Task goal
Keep only the lines where "this" appears.

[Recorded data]
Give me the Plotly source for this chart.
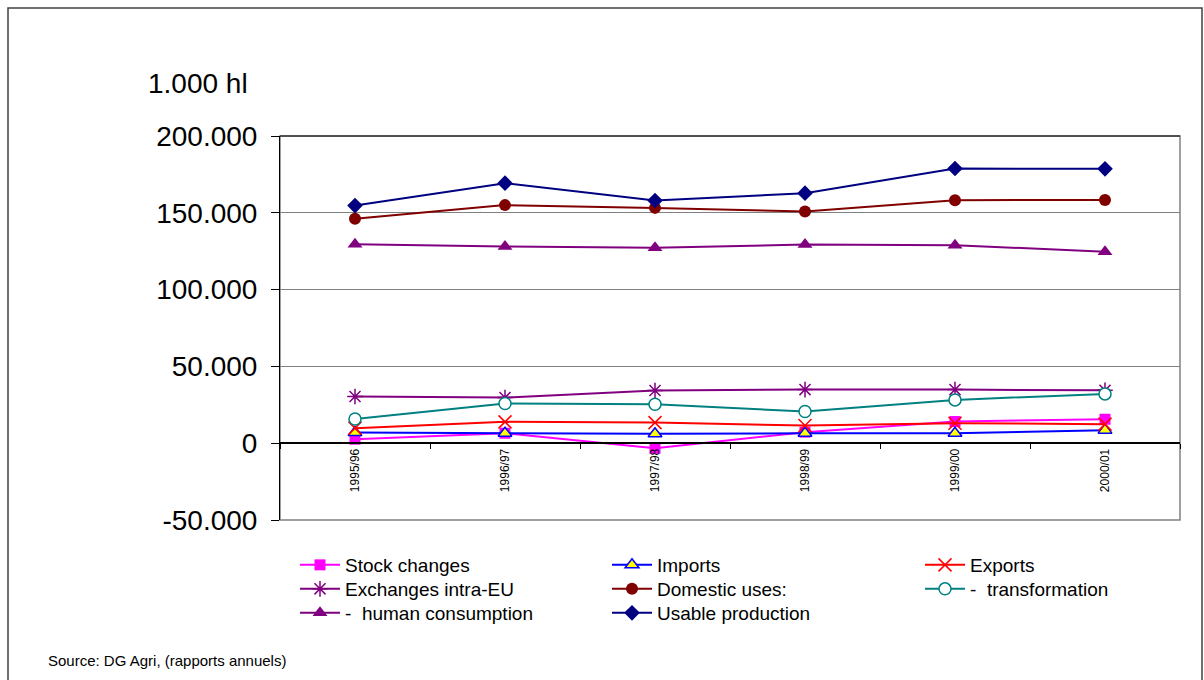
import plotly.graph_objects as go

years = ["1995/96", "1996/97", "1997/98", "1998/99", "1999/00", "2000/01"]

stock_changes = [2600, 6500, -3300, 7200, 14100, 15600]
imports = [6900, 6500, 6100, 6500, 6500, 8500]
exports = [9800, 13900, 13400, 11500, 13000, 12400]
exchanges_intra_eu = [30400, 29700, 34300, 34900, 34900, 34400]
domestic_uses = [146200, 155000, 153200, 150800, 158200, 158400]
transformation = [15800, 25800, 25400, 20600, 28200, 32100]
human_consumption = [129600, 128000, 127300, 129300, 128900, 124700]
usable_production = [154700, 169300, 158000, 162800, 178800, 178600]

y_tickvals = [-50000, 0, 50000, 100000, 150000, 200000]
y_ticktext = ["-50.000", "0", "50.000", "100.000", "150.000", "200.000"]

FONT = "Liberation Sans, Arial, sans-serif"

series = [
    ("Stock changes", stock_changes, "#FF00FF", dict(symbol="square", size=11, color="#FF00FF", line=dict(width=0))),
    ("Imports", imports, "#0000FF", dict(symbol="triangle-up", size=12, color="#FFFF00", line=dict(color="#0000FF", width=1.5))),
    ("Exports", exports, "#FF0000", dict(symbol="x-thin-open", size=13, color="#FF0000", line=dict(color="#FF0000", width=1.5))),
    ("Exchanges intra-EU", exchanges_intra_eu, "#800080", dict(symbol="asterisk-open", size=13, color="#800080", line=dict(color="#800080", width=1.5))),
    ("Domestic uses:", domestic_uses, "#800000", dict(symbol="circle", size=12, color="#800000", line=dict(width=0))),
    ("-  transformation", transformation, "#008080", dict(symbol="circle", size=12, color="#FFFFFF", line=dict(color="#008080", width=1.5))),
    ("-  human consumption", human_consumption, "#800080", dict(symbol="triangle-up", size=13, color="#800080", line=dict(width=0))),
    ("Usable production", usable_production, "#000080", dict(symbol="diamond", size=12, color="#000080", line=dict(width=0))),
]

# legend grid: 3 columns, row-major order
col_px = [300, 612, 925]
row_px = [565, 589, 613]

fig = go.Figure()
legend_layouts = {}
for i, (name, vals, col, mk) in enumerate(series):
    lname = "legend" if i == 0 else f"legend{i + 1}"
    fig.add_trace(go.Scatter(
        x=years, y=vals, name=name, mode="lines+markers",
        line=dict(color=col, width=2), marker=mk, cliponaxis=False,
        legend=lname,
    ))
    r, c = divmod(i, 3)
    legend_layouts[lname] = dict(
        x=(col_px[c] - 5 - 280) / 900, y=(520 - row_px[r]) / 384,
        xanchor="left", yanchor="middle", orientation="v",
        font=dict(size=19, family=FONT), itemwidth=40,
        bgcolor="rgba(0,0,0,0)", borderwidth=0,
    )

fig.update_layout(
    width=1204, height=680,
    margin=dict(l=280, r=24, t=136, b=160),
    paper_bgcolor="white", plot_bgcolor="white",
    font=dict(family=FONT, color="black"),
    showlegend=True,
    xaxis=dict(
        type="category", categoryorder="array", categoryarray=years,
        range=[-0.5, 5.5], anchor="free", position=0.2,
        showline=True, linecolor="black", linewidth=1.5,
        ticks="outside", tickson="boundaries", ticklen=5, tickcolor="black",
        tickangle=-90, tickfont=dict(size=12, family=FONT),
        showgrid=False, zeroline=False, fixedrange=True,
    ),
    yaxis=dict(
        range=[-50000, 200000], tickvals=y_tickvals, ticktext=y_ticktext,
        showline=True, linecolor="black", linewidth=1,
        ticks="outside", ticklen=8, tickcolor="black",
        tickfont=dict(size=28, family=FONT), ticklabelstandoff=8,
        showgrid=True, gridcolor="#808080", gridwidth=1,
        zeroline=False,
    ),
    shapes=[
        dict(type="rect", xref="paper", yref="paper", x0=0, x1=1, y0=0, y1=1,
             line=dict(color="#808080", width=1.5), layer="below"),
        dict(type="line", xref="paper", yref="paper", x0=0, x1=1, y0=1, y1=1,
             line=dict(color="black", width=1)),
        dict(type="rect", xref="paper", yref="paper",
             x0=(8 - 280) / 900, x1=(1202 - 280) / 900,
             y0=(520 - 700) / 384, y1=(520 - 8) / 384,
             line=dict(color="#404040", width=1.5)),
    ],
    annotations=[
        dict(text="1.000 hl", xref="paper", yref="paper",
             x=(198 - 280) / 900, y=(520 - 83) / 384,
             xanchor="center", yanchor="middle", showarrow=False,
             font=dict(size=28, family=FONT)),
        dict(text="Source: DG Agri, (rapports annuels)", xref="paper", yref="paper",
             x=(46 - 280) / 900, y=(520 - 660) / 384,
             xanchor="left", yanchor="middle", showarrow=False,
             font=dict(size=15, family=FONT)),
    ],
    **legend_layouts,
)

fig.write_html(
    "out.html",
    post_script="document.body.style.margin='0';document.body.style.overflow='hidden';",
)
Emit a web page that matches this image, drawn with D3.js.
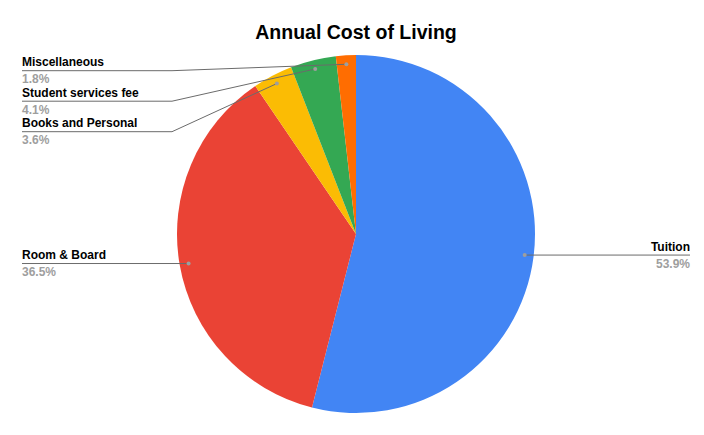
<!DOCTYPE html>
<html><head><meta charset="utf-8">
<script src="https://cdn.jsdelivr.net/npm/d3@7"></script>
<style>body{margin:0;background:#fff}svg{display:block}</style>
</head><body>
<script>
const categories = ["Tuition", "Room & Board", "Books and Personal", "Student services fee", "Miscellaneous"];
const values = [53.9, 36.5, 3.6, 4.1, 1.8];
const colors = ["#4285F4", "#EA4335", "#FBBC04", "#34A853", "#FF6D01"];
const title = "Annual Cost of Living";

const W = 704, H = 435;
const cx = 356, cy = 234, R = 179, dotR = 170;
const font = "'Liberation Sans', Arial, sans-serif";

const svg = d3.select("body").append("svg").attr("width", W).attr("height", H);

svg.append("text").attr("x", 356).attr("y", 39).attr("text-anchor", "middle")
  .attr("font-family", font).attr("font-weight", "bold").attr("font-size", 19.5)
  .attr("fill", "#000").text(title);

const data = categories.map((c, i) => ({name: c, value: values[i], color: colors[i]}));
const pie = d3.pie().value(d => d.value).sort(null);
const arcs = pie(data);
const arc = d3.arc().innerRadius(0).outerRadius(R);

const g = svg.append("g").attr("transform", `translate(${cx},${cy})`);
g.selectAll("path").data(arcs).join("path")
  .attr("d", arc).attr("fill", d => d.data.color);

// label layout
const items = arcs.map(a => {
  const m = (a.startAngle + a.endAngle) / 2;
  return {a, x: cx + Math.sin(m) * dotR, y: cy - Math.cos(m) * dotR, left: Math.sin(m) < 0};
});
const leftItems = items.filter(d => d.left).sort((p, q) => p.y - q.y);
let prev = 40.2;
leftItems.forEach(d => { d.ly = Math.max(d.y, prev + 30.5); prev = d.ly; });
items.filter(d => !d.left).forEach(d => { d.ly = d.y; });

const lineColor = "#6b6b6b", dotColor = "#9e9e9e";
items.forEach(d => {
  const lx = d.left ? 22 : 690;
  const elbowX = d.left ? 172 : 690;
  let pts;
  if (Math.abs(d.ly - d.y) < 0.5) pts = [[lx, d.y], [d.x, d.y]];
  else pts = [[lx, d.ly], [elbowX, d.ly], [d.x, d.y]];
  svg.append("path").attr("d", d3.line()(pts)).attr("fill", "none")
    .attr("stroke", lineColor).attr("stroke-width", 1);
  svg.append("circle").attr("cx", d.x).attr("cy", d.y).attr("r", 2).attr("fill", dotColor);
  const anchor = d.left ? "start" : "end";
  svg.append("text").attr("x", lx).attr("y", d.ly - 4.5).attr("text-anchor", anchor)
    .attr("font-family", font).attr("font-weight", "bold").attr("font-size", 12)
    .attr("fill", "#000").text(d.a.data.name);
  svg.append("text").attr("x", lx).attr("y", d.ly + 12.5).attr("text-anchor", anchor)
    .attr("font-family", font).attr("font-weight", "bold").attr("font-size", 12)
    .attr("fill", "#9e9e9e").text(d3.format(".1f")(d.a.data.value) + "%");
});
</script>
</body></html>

Written answer
Give me the Plotly source for this chart.
Emit a web page that matches this image, drawn with D3.js.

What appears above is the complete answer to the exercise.